-- Start RECORDS SUPPLIED --

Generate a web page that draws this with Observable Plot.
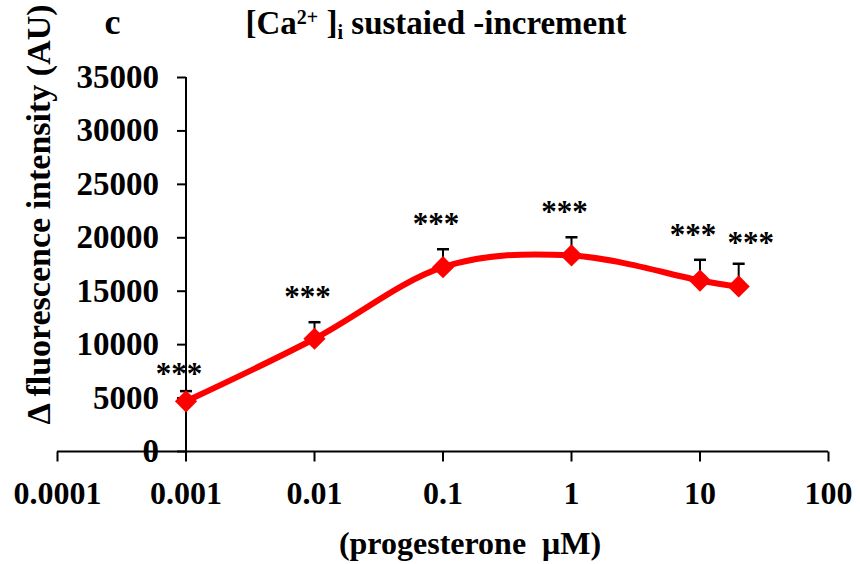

-- End RECORDS SUPPLIED --
-- Start RECORDS SUPPLIED --

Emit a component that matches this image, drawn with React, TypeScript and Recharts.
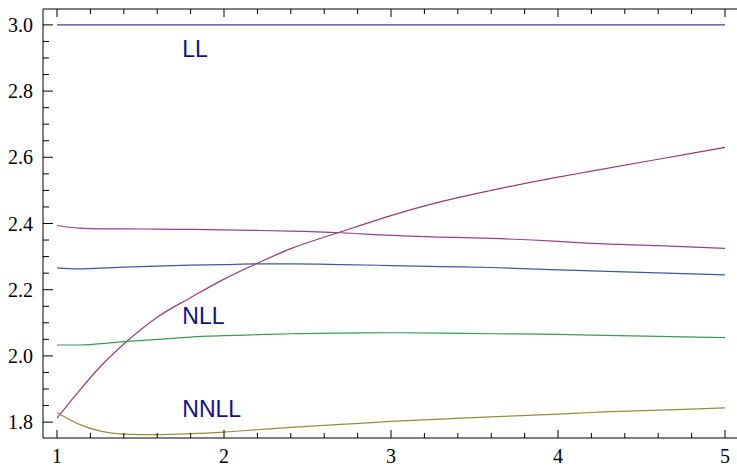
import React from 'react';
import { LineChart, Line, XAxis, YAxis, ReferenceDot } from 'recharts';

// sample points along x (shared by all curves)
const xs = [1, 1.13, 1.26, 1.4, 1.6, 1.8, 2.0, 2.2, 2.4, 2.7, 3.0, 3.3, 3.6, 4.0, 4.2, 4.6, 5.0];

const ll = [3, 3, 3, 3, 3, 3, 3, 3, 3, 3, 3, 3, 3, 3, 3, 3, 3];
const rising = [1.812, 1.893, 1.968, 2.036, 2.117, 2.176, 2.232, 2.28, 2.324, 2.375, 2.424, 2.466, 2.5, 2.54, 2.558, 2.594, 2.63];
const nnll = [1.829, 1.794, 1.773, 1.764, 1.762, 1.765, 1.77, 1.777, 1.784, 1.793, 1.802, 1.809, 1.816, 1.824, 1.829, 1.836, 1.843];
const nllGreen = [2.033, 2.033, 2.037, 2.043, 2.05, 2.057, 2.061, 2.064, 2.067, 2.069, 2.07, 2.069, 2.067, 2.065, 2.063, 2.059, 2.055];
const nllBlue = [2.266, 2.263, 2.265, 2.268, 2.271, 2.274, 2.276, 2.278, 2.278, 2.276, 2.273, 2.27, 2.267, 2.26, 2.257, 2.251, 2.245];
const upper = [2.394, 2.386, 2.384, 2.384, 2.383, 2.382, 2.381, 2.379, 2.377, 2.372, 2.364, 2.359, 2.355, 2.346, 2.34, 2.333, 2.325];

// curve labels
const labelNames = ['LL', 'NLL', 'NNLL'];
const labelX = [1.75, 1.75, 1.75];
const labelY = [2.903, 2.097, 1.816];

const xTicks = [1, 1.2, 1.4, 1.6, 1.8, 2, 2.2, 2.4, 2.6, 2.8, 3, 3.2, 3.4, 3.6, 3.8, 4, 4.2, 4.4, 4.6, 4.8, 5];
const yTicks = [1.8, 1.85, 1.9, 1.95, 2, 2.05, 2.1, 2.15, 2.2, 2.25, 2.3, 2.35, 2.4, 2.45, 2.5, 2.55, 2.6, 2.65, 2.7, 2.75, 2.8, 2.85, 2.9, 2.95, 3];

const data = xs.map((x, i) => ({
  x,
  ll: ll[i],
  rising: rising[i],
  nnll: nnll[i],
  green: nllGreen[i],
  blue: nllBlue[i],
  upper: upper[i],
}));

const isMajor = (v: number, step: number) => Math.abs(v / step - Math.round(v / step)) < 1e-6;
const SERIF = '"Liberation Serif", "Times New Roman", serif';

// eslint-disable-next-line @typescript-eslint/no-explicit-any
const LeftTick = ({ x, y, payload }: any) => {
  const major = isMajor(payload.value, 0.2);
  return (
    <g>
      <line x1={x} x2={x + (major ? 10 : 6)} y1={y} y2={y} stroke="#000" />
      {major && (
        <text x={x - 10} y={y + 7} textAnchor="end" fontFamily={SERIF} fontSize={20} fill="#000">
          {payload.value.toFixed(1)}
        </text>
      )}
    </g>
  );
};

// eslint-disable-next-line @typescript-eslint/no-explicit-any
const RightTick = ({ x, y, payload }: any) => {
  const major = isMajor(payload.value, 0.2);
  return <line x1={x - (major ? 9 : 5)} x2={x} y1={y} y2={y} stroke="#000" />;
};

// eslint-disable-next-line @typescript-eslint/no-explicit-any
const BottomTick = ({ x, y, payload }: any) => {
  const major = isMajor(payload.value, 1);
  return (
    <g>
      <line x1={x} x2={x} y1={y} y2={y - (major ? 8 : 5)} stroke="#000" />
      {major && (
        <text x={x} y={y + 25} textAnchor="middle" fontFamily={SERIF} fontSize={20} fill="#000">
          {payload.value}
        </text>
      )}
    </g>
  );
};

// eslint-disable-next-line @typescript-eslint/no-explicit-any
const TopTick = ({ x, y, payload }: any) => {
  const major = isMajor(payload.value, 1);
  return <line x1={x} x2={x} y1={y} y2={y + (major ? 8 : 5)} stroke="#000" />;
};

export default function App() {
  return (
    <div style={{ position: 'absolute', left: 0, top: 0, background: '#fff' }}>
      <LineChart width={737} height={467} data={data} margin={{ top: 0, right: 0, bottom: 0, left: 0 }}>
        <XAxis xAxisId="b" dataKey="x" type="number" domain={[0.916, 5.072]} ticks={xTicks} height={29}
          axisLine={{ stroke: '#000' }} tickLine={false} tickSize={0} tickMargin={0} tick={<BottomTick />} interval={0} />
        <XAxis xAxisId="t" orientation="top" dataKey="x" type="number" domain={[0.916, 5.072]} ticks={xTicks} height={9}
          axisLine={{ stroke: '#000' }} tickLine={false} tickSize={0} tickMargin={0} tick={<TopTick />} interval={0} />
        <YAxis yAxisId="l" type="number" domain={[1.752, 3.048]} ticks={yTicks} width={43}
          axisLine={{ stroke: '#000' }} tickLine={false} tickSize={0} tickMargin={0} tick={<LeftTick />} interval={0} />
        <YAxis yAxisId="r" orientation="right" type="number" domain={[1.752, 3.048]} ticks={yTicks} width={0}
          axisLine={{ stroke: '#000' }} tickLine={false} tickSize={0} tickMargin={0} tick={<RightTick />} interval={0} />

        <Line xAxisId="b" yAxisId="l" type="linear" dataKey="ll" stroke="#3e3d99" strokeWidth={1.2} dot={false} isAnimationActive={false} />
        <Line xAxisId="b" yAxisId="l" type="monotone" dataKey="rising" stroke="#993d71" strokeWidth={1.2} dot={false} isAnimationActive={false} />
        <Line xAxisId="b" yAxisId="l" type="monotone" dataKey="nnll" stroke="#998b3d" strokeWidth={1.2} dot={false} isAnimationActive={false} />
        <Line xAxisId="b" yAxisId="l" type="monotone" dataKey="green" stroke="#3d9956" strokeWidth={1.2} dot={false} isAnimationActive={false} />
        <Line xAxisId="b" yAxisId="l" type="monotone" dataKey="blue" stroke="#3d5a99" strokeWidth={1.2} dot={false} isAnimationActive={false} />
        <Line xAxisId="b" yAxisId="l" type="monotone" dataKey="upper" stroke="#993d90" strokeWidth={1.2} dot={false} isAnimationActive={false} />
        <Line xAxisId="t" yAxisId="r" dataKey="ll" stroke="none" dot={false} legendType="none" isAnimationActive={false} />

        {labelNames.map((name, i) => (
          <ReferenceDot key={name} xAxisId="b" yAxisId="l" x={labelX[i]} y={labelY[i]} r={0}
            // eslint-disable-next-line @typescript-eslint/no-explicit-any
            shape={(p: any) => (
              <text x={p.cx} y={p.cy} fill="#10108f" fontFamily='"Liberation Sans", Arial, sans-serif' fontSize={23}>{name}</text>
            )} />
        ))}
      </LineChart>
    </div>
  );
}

-- End RECORDS SUPPLIED --
-- Start RECORDS SUPPLIED --

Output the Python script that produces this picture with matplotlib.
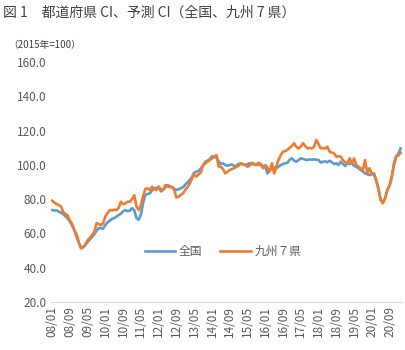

-- End RECORDS SUPPLIED --

== YOUR INSTRUCTIONS ==
Collect each line of the entries that has the word "this", copying it in full.

== RIGHT ANSWER ==
Generate a web page that draws this with Observable Plot.
Emit a component that matches this image, drawn with React, TypeScript and Recharts.
Output the Python script that produces this picture with matplotlib.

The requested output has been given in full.